== Task requirements ==
Leaving the pictures out, print the lines from the first line of the listing through the line containing "const voidFraction = [0.2, 0.3, 0.4, 0.5, 0.6, 0.7];", exactly as they read, and no others.

##########

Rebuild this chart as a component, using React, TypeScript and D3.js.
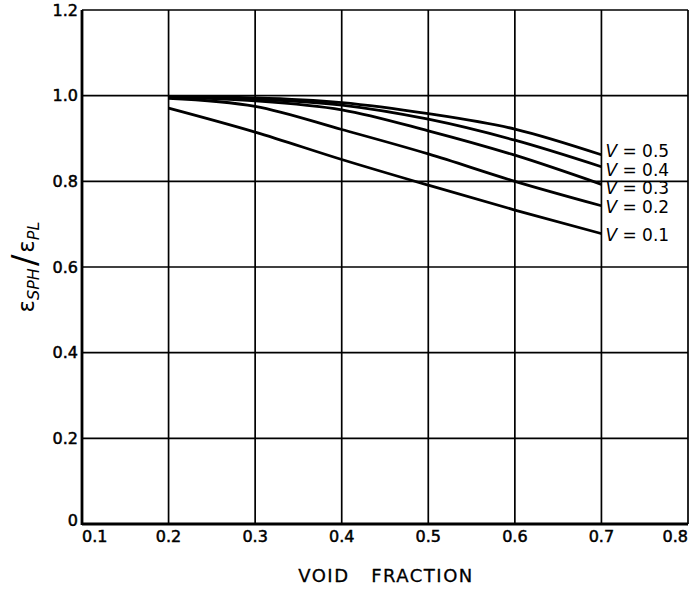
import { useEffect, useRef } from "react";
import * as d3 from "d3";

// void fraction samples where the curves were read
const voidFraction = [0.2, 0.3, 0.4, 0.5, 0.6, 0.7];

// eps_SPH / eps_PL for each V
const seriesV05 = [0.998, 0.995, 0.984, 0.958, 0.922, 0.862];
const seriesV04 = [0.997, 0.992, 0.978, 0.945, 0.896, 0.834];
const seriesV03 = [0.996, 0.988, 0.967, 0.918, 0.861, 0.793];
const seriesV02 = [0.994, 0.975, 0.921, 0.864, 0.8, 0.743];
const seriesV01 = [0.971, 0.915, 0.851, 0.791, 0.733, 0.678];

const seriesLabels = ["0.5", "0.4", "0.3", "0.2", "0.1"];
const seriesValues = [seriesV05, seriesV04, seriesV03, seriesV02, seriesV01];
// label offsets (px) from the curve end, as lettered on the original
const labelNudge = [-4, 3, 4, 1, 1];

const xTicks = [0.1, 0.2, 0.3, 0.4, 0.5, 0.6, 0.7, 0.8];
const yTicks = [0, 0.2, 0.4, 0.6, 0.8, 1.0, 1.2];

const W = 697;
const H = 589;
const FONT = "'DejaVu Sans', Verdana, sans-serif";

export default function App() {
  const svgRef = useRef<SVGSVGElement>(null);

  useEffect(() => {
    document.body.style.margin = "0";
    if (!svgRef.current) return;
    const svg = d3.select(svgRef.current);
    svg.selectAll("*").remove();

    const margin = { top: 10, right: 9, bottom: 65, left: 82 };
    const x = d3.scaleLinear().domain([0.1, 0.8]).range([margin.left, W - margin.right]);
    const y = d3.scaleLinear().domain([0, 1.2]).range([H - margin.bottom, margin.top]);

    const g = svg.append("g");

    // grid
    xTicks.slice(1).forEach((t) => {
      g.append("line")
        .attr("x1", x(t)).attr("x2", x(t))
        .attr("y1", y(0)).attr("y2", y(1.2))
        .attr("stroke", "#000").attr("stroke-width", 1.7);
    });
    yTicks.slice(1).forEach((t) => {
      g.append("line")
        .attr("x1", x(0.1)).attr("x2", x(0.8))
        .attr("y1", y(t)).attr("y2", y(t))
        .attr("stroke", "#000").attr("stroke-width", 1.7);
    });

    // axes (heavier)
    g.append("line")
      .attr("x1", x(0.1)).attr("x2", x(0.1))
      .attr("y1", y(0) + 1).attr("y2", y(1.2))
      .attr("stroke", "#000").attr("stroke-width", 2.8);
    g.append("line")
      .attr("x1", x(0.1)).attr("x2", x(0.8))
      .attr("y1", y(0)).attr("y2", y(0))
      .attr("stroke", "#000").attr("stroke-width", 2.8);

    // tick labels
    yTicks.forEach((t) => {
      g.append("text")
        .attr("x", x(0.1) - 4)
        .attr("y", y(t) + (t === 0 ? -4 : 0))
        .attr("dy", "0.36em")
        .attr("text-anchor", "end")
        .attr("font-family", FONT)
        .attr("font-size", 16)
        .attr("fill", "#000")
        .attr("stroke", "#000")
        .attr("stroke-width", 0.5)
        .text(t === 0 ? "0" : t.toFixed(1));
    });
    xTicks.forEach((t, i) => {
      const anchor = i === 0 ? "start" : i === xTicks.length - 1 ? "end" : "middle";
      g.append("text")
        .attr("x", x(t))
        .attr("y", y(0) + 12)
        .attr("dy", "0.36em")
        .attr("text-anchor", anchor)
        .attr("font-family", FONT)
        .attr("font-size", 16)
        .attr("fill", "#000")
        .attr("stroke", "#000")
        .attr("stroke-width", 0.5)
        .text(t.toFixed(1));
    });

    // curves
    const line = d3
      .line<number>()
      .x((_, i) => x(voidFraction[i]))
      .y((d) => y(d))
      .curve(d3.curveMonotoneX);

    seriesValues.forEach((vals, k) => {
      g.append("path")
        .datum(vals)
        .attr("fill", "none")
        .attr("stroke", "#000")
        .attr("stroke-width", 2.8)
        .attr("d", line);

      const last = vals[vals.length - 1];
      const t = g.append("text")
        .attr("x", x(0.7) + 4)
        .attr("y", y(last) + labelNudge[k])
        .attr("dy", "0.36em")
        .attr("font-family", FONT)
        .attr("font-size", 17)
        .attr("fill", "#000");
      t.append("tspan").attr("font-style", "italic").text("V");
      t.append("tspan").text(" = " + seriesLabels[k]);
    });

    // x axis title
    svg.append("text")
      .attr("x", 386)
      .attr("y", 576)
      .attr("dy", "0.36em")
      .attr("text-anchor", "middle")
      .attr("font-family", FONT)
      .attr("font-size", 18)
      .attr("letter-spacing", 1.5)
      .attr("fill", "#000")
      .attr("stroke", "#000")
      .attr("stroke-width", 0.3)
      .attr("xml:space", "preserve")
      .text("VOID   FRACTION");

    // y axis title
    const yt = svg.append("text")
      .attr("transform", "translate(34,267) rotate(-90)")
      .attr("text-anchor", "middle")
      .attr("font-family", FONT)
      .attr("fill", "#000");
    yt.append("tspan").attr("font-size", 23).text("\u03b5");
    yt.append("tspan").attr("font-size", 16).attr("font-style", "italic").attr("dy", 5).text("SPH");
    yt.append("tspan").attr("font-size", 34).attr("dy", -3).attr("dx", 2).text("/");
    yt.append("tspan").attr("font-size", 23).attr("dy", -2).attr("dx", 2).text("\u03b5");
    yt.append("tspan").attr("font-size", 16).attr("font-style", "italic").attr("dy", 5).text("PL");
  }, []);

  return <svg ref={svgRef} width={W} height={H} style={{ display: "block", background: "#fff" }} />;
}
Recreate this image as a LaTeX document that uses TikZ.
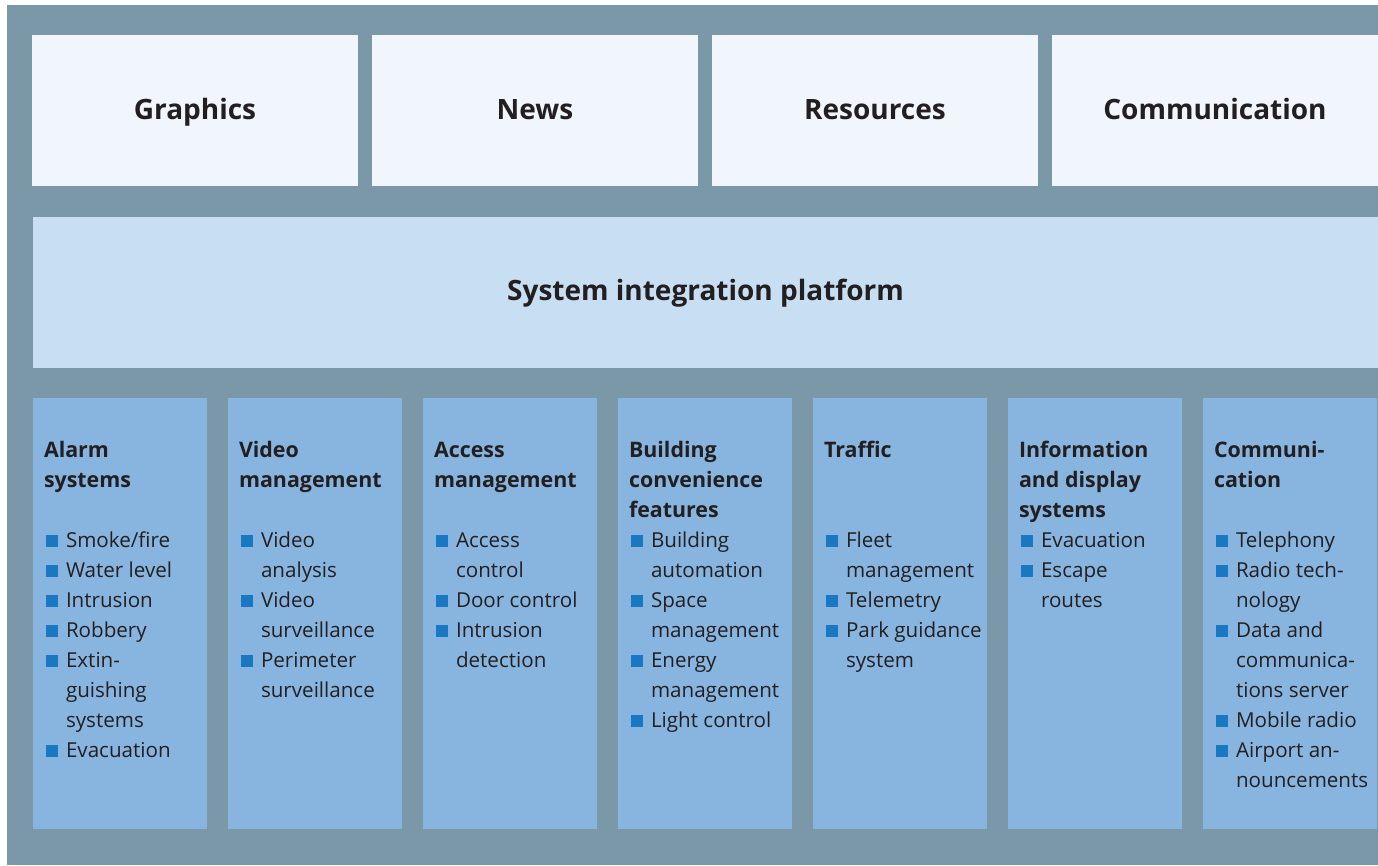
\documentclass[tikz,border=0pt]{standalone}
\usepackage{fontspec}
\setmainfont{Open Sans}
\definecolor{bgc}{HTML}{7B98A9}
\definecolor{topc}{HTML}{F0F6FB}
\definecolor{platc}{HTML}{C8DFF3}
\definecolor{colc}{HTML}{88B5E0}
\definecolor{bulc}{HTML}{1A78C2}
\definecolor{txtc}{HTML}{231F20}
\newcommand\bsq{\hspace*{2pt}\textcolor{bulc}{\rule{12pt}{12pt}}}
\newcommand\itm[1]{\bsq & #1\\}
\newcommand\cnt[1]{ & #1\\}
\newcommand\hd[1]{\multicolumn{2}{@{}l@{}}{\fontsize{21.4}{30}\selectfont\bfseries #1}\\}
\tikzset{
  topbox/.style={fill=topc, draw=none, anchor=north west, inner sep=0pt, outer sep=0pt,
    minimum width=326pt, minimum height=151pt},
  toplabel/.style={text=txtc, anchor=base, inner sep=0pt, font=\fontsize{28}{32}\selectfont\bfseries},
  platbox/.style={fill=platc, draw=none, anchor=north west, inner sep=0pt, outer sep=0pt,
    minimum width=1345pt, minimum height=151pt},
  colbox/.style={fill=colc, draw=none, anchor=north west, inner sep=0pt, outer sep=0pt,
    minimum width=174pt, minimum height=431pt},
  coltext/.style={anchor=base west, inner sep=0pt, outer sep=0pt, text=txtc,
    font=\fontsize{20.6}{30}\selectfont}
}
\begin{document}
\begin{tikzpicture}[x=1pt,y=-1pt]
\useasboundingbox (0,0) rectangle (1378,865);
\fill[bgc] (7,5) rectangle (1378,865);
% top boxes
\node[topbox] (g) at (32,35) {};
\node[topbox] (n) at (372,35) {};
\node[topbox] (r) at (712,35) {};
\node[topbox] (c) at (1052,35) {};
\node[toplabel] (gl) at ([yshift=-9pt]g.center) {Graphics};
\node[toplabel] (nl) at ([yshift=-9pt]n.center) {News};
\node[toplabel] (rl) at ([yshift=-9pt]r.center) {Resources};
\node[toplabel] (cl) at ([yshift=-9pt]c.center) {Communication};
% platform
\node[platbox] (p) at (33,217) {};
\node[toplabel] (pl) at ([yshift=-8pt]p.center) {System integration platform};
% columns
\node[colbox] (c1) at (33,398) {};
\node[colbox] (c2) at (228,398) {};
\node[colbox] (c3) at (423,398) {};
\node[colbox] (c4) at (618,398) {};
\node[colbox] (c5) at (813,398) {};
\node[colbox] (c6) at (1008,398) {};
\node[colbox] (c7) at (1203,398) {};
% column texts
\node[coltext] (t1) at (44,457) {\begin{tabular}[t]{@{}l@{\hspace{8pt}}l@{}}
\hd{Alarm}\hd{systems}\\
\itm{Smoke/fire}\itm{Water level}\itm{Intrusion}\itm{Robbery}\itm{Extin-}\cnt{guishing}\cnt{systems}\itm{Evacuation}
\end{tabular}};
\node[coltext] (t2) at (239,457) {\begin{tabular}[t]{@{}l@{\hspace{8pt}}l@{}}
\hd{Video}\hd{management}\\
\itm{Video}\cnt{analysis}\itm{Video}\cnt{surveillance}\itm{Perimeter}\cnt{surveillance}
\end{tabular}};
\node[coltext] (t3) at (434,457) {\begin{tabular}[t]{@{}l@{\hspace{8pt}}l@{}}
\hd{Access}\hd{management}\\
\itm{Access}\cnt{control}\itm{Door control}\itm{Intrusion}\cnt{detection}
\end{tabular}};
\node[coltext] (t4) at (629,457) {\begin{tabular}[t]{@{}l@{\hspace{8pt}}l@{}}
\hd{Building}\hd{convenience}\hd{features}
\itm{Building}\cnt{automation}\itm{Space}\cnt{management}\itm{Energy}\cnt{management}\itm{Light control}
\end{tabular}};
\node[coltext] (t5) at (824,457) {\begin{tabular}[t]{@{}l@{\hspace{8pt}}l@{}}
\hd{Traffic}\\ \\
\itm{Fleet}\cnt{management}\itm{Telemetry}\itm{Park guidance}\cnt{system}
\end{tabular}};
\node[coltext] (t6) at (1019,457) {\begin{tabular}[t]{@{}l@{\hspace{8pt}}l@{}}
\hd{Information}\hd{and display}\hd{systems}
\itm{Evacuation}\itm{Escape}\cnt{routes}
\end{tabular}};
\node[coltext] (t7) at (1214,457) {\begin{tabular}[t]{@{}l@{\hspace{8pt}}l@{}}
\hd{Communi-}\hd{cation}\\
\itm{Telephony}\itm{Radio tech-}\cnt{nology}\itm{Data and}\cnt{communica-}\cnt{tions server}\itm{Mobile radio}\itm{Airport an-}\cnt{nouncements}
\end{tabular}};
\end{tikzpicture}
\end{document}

##########

== Full solution ==
Rebuild this chart as a component, using React, TypeScript and D3.js.
import { useEffect, useRef } from "react";
import * as d3 from "d3";

// void fraction samples where the curves were read
const voidFraction = [0.2, 0.3, 0.4, 0.5, 0.6, 0.7];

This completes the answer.